**What is required:**
With the pictures left out, copy the listing below exactly.
— Begin Given data —
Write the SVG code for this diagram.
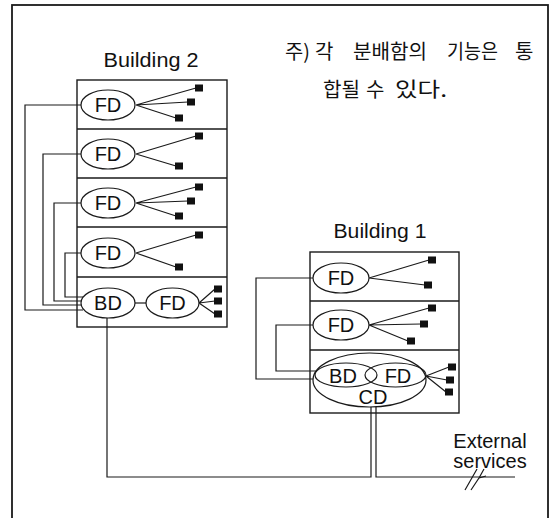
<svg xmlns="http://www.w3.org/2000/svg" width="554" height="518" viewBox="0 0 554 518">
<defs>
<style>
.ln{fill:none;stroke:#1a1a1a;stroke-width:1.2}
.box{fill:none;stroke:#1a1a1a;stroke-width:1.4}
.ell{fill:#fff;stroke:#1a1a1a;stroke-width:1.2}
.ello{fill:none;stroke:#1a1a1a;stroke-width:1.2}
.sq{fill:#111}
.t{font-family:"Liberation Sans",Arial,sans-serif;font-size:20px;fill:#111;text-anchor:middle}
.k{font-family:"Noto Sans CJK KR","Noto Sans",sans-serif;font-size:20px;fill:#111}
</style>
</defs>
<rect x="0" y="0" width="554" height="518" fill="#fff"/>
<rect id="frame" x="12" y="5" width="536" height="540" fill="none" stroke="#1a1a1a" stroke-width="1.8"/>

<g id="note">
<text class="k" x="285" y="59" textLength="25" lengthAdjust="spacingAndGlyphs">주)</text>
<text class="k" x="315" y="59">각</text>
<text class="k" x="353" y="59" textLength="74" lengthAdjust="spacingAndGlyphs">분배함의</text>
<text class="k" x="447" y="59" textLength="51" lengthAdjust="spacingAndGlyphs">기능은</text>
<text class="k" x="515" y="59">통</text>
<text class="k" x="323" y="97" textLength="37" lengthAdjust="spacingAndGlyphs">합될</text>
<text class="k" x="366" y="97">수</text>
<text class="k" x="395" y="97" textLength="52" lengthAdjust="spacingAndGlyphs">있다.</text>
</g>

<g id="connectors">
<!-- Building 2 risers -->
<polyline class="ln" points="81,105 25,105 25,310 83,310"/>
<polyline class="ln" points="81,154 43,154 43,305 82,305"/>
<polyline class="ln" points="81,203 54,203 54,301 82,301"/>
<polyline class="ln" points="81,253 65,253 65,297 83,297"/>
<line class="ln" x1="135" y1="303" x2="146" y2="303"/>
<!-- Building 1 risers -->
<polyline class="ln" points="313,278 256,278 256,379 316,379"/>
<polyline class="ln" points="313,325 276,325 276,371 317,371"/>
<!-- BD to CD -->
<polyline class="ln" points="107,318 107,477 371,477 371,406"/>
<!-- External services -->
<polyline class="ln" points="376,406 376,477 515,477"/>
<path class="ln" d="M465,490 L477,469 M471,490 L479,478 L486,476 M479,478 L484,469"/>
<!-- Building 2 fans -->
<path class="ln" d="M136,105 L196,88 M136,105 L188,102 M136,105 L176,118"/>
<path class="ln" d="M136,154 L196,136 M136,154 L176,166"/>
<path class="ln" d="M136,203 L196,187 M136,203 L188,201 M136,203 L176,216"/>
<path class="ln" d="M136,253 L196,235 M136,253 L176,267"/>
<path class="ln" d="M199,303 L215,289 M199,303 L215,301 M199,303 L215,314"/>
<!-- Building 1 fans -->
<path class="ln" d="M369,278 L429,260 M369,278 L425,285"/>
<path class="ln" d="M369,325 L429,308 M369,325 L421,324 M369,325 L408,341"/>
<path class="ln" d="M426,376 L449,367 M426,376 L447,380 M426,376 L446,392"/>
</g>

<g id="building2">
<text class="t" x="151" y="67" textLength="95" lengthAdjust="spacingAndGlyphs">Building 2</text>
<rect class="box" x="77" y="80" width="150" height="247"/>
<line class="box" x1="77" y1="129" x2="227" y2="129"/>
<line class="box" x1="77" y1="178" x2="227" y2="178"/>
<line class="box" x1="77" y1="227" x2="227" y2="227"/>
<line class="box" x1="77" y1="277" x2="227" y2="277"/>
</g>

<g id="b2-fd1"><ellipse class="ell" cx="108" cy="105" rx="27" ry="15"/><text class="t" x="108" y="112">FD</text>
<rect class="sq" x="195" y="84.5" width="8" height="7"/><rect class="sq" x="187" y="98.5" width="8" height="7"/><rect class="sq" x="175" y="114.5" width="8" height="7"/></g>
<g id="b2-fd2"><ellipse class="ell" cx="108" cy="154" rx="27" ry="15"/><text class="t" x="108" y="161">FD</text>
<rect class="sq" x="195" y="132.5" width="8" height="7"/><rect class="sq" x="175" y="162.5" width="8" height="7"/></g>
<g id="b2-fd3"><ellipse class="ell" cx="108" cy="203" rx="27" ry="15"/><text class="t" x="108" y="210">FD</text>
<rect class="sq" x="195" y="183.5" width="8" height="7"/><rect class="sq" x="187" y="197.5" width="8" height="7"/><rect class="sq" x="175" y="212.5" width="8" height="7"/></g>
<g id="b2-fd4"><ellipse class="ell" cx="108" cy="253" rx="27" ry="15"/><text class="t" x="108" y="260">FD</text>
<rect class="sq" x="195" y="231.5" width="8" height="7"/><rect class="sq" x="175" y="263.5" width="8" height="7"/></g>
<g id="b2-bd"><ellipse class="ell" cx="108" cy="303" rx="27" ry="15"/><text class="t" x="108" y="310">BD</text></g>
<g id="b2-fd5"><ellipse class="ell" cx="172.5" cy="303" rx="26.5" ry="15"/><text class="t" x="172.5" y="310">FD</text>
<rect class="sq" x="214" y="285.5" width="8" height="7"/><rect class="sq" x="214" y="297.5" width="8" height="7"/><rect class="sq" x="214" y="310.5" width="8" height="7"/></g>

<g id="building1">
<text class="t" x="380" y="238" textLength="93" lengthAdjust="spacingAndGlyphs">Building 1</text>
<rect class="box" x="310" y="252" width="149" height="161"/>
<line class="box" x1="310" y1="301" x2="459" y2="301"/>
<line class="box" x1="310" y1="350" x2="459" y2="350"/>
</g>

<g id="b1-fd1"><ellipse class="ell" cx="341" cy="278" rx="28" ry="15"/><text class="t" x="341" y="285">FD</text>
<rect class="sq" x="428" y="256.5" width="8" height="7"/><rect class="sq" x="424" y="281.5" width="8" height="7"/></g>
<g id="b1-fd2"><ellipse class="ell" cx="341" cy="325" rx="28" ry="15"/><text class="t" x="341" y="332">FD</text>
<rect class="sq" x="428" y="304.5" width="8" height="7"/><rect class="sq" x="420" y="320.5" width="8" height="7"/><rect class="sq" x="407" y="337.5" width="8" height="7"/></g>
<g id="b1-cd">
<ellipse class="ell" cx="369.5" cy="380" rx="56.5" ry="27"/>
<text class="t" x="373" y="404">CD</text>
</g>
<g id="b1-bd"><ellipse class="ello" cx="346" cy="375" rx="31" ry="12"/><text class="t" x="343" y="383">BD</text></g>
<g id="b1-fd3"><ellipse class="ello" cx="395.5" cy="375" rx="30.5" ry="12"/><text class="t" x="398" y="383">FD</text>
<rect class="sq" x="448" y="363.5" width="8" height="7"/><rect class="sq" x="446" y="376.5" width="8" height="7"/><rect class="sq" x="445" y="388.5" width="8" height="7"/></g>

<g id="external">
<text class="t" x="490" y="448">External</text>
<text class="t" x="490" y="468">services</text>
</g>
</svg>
— End Given data —
**In response:**
Write the SVG code for this diagram.
<svg xmlns="http://www.w3.org/2000/svg" width="554" height="518" viewBox="0 0 554 518">
<defs>
<style>
.ln{fill:none;stroke:#1a1a1a;stroke-width:1.2}
.box{fill:none;stroke:#1a1a1a;stroke-width:1.4}
.ell{fill:#fff;stroke:#1a1a1a;stroke-width:1.2}
.ello{fill:none;stroke:#1a1a1a;stroke-width:1.2}
.sq{fill:#111}
.t{font-family:"Liberation Sans",Arial,sans-serif;font-size:20px;fill:#111;text-anchor:middle}
.k{font-family:"Noto Sans CJK KR","Noto Sans",sans-serif;font-size:20px;fill:#111}
</style>
</defs>
<rect x="0" y="0" width="554" height="518" fill="#fff"/>
<rect id="frame" x="12" y="5" width="536" height="540" fill="none" stroke="#1a1a1a" stroke-width="1.8"/>

<g id="note">
<text class="k" x="285" y="59" textLength="25" lengthAdjust="spacingAndGlyphs">주)</text>
<text class="k" x="315" y="59">각</text>
<text class="k" x="353" y="59" textLength="74" lengthAdjust="spacingAndGlyphs">분배함의</text>
<text class="k" x="447" y="59" textLength="51" lengthAdjust="spacingAndGlyphs">기능은</text>
<text class="k" x="515" y="59">통</text>
<text class="k" x="323" y="97" textLength="37" lengthAdjust="spacingAndGlyphs">합될</text>
<text class="k" x="366" y="97">수</text>
<text class="k" x="395" y="97" textLength="52" lengthAdjust="spacingAndGlyphs">있다.</text>
</g>

<g id="connectors">
<!-- Building 2 risers -->
<polyline class="ln" points="81,105 25,105 25,310 83,310"/>
<polyline class="ln" points="81,154 43,154 43,305 82,305"/>
<polyline class="ln" points="81,203 54,203 54,301 82,301"/>
<polyline class="ln" points="81,253 65,253 65,297 83,297"/>
<line class="ln" x1="135" y1="303" x2="146" y2="303"/>
<!-- Building 1 risers -->
<polyline class="ln" points="313,278 256,278 256,379 316,379"/>
<polyline class="ln" points="313,325 276,325 276,371 317,371"/>
<!-- BD to CD -->
<polyline class="ln" points="107,318 107,477 371,477 371,406"/>
<!-- External services -->
<polyline class="ln" points="376,406 376,477 515,477"/>
<path class="ln" d="M465,490 L477,469 M471,490 L479,478 L486,476 M479,478 L484,469"/>
<!-- Building 2 fans -->
<path class="ln" d="M136,105 L196,88 M136,105 L188,102 M136,105 L176,118"/>
<path class="ln" d="M136,154 L196,136 M136,154 L176,166"/>
<path class="ln" d="M136,203 L196,187 M136,203 L188,201 M136,203 L176,216"/>
<path class="ln" d="M136,253 L196,235 M136,253 L176,267"/>
<path class="ln" d="M199,303 L215,289 M199,303 L215,301 M199,303 L215,314"/>
<!-- Building 1 fans -->
<path class="ln" d="M369,278 L429,260 M369,278 L425,285"/>
<path class="ln" d="M369,325 L429,308 M369,325 L421,324 M369,325 L408,341"/>
<path class="ln" d="M426,376 L449,367 M426,376 L447,380 M426,376 L446,392"/>
</g>

<g id="building2">
<text class="t" x="151" y="67" textLength="95" lengthAdjust="spacingAndGlyphs">Building 2</text>
<rect class="box" x="77" y="80" width="150" height="247"/>
<line class="box" x1="77" y1="129" x2="227" y2="129"/>
<line class="box" x1="77" y1="178" x2="227" y2="178"/>
<line class="box" x1="77" y1="227" x2="227" y2="227"/>
<line class="box" x1="77" y1="277" x2="227" y2="277"/>
</g>

<g id="b2-fd1"><ellipse class="ell" cx="108" cy="105" rx="27" ry="15"/><text class="t" x="108" y="112">FD</text>
<rect class="sq" x="195" y="84.5" width="8" height="7"/><rect class="sq" x="187" y="98.5" width="8" height="7"/><rect class="sq" x="175" y="114.5" width="8" height="7"/></g>
<g id="b2-fd2"><ellipse class="ell" cx="108" cy="154" rx="27" ry="15"/><text class="t" x="108" y="161">FD</text>
<rect class="sq" x="195" y="132.5" width="8" height="7"/><rect class="sq" x="175" y="162.5" width="8" height="7"/></g>
<g id="b2-fd3"><ellipse class="ell" cx="108" cy="203" rx="27" ry="15"/><text class="t" x="108" y="210">FD</text>
<rect class="sq" x="195" y="183.5" width="8" height="7"/><rect class="sq" x="187" y="197.5" width="8" height="7"/><rect class="sq" x="175" y="212.5" width="8" height="7"/></g>
<g id="b2-fd4"><ellipse class="ell" cx="108" cy="253" rx="27" ry="15"/><text class="t" x="108" y="260">FD</text>
<rect class="sq" x="195" y="231.5" width="8" height="7"/><rect class="sq" x="175" y="263.5" width="8" height="7"/></g>
<g id="b2-bd"><ellipse class="ell" cx="108" cy="303" rx="27" ry="15"/><text class="t" x="108" y="310">BD</text></g>
<g id="b2-fd5"><ellipse class="ell" cx="172.5" cy="303" rx="26.5" ry="15"/><text class="t" x="172.5" y="310">FD</text>
<rect class="sq" x="214" y="285.5" width="8" height="7"/><rect class="sq" x="214" y="297.5" width="8" height="7"/><rect class="sq" x="214" y="310.5" width="8" height="7"/></g>

<g id="building1">
<text class="t" x="380" y="238" textLength="93" lengthAdjust="spacingAndGlyphs">Building 1</text>
<rect class="box" x="310" y="252" width="149" height="161"/>
<line class="box" x1="310" y1="301" x2="459" y2="301"/>
<line class="box" x1="310" y1="350" x2="459" y2="350"/>
</g>

<g id="b1-fd1"><ellipse class="ell" cx="341" cy="278" rx="28" ry="15"/><text class="t" x="341" y="285">FD</text>
<rect class="sq" x="428" y="256.5" width="8" height="7"/><rect class="sq" x="424" y="281.5" width="8" height="7"/></g>
<g id="b1-fd2"><ellipse class="ell" cx="341" cy="325" rx="28" ry="15"/><text class="t" x="341" y="332">FD</text>
<rect class="sq" x="428" y="304.5" width="8" height="7"/><rect class="sq" x="420" y="320.5" width="8" height="7"/><rect class="sq" x="407" y="337.5" width="8" height="7"/></g>
<g id="b1-cd">
<ellipse class="ell" cx="369.5" cy="380" rx="56.5" ry="27"/>
<text class="t" x="373" y="404">CD</text>
</g>
<g id="b1-bd"><ellipse class="ello" cx="346" cy="375" rx="31" ry="12"/><text class="t" x="343" y="383">BD</text></g>
<g id="b1-fd3"><ellipse class="ello" cx="395.5" cy="375" rx="30.5" ry="12"/><text class="t" x="398" y="383">FD</text>
<rect class="sq" x="448" y="363.5" width="8" height="7"/><rect class="sq" x="446" y="376.5" width="8" height="7"/><rect class="sq" x="445" y="388.5" width="8" height="7"/></g>

<g id="external">
<text class="t" x="490" y="448">External</text>
<text class="t" x="490" y="468">services</text>
</g>
</svg>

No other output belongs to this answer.